Disk jockeys with a view onto the street might be common in movies — such as Minnie Driver's character in "Grosse Point Blank" or Samuel L. Jackson's DJ Mister Señor Love Daddy in "Do the Right Thing" —but most real-world song-spinners are stuck in windowless rooms.

“I was thinking about a radio station being on the street where people could walk by and see the DJs in the booth interviewing local community members and musicians,” said station Executive Director Cathy Rivers. “A true community station in the heart of the community.”

Rivers said the idea has been on her mind for a few years, as she envisioned something everybody could become a part of.

“I thought that the mayor could stop by on his lunch break and play a song or two, or when one of our great local musicians walked by they could drop in and talk about a show they were playing or maybe their new record. If a dog went missing an announcement could be made,” she said.

“Radio should be just as much by and about the listener and the community as the DJ in the booth,” she said.

Some of the station’s regular broadcasters will take their shows to the new studio, and KXCI plans to feature guest DJs, interviews and plenty of live performances. The steady flow of touring and local acts at Club Congress will furnish the studio with special on-air sets and exclusive interviews after bands perform.

One of KXCI’s staples, Hannah Levin, will see many of Congress’s bands on her weekday show, The Home Stretch. Before joining KXCI last year, Levin worked at independent Seattle radio station KEXP.

“Independent, locally-anchored radio has the potential to illuminate the best of what Tucson has to offer in ways that no other medium can, especially when it comes to adventurous, groundbreaking artists who may be working in the margins,” Levin said.

She's most excited to reach a broader audience through visual storytelling, she said.

“We have so many wonderfully loyal, longtime listeners to be grateful for, but I really want to see us extend our reach to include a younger, diverse audience of music lovers.”

The opportunities for visual storytelling don’t stop with the intimate shows and the bright “On Air” sign gleaming out to passersby. KXCI is planning to incorporate more videos onto their website and expand on their current podcasts and mini shows.

Levin talked about how successful she has been in the past adding a visual element to KEXP. 

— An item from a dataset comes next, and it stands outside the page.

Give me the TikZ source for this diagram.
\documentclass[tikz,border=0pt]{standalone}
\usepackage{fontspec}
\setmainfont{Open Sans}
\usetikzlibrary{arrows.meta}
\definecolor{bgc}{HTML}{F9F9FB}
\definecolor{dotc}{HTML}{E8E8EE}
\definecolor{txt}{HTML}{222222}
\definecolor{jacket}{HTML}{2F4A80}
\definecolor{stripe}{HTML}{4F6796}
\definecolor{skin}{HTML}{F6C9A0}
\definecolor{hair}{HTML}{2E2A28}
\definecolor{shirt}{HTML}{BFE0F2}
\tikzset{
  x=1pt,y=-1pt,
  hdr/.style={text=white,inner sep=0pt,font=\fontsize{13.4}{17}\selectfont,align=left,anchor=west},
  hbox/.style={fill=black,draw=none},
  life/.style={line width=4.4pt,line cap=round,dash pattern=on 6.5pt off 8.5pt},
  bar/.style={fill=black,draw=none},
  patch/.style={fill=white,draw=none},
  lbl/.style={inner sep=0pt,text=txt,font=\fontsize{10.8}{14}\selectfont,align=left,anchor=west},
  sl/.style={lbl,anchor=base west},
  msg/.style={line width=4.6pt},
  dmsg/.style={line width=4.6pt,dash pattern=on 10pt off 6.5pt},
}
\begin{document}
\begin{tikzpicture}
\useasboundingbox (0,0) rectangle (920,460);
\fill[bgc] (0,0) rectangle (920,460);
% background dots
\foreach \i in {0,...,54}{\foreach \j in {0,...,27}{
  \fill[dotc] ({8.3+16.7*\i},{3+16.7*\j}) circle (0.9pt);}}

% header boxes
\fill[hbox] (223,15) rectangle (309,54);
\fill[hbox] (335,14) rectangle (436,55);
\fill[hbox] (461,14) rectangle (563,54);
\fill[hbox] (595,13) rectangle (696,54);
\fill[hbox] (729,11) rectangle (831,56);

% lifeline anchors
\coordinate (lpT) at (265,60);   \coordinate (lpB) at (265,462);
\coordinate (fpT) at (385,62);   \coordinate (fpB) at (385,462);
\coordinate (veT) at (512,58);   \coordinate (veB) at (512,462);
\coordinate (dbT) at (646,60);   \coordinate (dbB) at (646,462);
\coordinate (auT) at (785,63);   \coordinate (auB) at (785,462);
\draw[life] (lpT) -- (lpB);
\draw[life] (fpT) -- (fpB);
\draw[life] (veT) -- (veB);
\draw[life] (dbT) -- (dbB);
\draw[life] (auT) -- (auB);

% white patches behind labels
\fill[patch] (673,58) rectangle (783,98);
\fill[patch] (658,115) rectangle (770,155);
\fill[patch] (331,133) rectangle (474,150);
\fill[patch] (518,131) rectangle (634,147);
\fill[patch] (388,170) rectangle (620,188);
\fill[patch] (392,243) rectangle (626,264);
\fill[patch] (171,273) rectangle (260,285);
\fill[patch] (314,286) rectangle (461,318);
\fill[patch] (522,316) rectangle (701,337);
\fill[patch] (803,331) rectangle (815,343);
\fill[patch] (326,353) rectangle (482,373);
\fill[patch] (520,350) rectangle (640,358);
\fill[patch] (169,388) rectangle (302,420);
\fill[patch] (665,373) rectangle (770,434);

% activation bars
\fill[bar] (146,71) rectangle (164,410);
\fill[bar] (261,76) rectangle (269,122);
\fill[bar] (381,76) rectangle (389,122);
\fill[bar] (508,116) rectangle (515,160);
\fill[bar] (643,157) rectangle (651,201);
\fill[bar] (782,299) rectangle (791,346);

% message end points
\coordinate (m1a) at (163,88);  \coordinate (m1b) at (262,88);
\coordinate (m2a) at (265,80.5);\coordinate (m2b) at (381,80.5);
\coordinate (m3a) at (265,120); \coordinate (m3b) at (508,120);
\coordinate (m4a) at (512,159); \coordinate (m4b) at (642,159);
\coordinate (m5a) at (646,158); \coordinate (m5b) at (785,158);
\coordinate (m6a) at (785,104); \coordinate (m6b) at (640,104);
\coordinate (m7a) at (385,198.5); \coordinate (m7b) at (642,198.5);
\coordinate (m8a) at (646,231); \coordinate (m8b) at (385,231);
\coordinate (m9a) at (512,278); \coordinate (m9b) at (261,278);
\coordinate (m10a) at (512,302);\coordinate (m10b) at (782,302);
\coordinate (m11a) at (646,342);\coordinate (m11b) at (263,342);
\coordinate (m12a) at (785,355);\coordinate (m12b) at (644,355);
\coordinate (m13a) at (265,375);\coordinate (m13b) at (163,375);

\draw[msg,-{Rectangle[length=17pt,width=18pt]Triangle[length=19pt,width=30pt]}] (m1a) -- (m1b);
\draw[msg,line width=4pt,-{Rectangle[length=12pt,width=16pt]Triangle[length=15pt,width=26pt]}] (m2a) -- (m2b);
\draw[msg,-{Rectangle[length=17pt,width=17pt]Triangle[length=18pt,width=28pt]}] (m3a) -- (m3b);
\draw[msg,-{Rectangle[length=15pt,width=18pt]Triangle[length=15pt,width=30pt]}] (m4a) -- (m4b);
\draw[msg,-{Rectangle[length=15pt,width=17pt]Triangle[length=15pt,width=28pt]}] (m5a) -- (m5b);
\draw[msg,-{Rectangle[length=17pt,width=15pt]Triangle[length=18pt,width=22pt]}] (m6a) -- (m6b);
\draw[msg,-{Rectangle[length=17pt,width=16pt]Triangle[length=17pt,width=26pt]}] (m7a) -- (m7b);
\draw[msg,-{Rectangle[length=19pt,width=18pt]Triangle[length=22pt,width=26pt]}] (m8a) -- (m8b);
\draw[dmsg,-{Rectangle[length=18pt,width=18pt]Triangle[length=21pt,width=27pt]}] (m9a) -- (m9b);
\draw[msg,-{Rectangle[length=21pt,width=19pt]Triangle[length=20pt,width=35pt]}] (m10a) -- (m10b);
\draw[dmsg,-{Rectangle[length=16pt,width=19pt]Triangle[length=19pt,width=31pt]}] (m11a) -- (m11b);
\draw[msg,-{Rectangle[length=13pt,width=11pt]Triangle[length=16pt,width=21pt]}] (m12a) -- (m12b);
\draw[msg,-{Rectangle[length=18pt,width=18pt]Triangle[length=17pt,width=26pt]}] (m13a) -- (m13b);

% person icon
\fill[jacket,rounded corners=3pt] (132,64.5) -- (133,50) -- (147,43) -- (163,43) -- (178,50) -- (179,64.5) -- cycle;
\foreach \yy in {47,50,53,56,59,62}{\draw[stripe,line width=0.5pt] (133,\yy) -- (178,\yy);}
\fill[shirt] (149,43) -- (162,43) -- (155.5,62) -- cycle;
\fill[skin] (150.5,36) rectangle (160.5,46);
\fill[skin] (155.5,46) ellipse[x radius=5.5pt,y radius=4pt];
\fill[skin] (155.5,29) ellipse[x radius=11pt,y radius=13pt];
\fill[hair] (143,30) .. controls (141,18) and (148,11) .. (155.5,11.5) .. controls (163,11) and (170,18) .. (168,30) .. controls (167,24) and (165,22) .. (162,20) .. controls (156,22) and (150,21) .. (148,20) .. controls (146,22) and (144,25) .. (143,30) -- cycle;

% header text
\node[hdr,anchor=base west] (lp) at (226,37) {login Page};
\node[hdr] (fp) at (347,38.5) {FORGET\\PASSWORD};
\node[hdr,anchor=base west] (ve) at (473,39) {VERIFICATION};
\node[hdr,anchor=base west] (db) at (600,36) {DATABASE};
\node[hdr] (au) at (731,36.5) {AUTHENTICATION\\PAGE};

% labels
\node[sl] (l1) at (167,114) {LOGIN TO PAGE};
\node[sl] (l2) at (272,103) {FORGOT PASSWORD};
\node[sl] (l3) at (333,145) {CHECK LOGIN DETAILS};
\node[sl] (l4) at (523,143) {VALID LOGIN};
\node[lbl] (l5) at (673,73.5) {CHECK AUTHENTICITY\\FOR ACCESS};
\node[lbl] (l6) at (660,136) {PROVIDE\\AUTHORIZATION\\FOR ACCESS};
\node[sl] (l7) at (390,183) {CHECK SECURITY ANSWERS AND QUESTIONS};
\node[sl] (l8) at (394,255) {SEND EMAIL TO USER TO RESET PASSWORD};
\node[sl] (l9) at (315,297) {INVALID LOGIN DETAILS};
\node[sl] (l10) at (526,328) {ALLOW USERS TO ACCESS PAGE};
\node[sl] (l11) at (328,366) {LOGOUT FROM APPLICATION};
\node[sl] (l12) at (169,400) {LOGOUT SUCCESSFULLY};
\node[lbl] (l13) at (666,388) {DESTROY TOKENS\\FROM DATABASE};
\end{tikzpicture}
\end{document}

“We’re a visual culture now, there’s no question,” she said. “We did it successfully in the Northwest and I know we can do it here in the Southwest. It’s a game-changer for the better.”

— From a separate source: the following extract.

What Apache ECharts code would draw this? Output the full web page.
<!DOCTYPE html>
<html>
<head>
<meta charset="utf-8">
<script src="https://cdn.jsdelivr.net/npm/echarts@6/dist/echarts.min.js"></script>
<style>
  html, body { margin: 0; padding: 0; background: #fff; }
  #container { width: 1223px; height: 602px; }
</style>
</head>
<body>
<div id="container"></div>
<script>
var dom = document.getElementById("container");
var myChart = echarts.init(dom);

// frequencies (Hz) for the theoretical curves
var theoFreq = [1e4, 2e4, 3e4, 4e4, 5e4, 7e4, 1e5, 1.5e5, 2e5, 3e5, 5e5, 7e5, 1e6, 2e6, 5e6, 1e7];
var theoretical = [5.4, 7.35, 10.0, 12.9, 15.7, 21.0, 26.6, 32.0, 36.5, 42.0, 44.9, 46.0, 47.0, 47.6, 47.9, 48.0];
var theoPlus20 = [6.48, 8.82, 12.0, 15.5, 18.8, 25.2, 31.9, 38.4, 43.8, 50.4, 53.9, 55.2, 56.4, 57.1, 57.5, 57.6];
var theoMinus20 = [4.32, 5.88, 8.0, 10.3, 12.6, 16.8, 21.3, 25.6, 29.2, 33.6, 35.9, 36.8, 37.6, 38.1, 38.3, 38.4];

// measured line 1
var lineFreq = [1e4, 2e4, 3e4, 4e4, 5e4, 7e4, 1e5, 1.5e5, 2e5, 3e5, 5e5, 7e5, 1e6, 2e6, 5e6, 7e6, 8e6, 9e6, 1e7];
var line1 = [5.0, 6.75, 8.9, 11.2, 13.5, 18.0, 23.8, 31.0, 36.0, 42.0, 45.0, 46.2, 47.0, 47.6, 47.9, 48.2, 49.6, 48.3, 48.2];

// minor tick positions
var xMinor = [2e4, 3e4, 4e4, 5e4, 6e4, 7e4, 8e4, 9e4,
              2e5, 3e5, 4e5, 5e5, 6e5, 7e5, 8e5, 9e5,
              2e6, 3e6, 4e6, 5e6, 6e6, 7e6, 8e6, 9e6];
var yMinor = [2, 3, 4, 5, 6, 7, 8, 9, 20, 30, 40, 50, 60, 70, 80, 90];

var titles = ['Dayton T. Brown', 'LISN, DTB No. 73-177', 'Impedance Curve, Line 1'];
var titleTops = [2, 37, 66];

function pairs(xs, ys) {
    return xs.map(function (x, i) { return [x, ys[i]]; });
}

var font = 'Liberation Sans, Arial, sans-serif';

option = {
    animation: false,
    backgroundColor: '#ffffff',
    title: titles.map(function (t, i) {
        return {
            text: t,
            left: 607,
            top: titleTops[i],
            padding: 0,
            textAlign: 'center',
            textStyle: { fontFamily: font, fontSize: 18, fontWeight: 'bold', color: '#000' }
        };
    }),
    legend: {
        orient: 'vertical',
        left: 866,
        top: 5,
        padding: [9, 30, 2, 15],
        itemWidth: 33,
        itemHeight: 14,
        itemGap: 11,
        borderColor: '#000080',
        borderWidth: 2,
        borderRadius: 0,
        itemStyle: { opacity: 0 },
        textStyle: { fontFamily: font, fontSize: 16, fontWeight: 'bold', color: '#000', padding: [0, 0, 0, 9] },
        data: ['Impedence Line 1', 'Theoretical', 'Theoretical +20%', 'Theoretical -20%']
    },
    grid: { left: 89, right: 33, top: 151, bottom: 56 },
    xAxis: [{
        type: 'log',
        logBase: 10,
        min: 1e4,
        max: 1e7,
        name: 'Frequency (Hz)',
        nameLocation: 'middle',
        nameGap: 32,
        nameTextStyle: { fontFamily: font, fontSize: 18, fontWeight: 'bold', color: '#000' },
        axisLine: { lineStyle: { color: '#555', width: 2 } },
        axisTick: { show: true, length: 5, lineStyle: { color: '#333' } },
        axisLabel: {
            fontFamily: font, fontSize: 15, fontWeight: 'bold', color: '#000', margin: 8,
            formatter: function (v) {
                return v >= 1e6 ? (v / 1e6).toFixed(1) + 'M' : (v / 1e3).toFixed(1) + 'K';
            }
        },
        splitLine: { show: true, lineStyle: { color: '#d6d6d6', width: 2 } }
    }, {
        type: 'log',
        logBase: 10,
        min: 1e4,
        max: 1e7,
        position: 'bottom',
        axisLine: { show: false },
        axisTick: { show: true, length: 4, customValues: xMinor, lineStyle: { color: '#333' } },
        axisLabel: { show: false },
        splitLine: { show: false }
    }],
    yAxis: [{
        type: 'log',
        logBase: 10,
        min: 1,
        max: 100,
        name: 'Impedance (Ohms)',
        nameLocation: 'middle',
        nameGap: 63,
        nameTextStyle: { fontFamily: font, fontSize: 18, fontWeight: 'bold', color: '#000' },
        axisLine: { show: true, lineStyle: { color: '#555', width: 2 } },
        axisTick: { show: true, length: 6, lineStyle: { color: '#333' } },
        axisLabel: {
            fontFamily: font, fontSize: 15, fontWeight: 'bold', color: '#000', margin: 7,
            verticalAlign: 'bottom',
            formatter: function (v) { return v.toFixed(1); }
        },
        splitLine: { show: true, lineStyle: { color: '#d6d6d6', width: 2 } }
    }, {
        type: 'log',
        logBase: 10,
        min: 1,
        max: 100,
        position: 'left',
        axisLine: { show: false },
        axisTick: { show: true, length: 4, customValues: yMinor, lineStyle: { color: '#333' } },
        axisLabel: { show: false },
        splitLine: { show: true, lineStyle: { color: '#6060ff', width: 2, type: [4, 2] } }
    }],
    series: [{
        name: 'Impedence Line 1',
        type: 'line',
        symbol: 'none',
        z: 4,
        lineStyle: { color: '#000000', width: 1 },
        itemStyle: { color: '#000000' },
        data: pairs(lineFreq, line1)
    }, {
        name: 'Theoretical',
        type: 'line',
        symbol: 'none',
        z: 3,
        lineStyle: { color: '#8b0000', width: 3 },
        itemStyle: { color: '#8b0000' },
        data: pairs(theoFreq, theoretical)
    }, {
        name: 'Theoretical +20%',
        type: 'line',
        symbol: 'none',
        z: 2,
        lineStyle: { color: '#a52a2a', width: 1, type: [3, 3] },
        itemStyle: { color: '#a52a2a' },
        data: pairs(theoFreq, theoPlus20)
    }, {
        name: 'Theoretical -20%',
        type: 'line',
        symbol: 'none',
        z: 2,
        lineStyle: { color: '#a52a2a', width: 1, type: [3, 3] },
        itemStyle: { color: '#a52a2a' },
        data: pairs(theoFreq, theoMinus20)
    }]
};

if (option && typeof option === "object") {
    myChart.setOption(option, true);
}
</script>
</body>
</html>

KXCI’s recent partnership with Brink Media and Wavelab Studios will prove crucial in the video aspect. Creative Tucson brought the three media organizations together in 2015 as an alternative to “existing, outdated public access television infrastructure,” according to Brink’s website. Rivers said the organization exists to provide media education and original content to the community.

Hotel Congress was a clear choice for the new studio with its proximity to music venues and defined place in Tucson’s entertainment scene. For Congress’s owner, Richard Oseran, the studio is a perfect fit.

"It really connected in many ways. KXCI wanted to have that community presence, that street presence,” he said.

Soundproofing and other construction for the Congress studio are set to begin later this summer.

KXCI will continue to broadcast from its nearby home in Armory Park, which will be freed up to provide more educational opportunities for the public. According to Rivers, the goal is to provide classes year-round for adults and youth, including teaching DJ skills, public speaking and podcasts.

“I was fortunate enough to have broadcast classes, drama classes and a great debate club in my high school,” said Rivers. “These courses and clubs shaped my career and my future.”

“As these programs diminish in our public schools, I believe it is the responsibility of the community to make sure there are opportunities for our youth who may not fit into the traditional mold of education to find their own voice. With the power of a microphone anything is possible,” she said.

Levin calls music’s role in Tucson a vehicle of history telling and a reflection of the landscape.

“It can be politically galvanizing, a source of comfort or inspiration, and a soundtrack that promotes a sense of community. It can also be just pure entertainment and that’s as vital as anything else to an arts-loving city. Ultimately, it has the potential to touch everything.”

KXCI will host an open house at their Armory Park location, 220 S. 4th Ave., on Friday from 3-7 p.m. to answer questions about the project.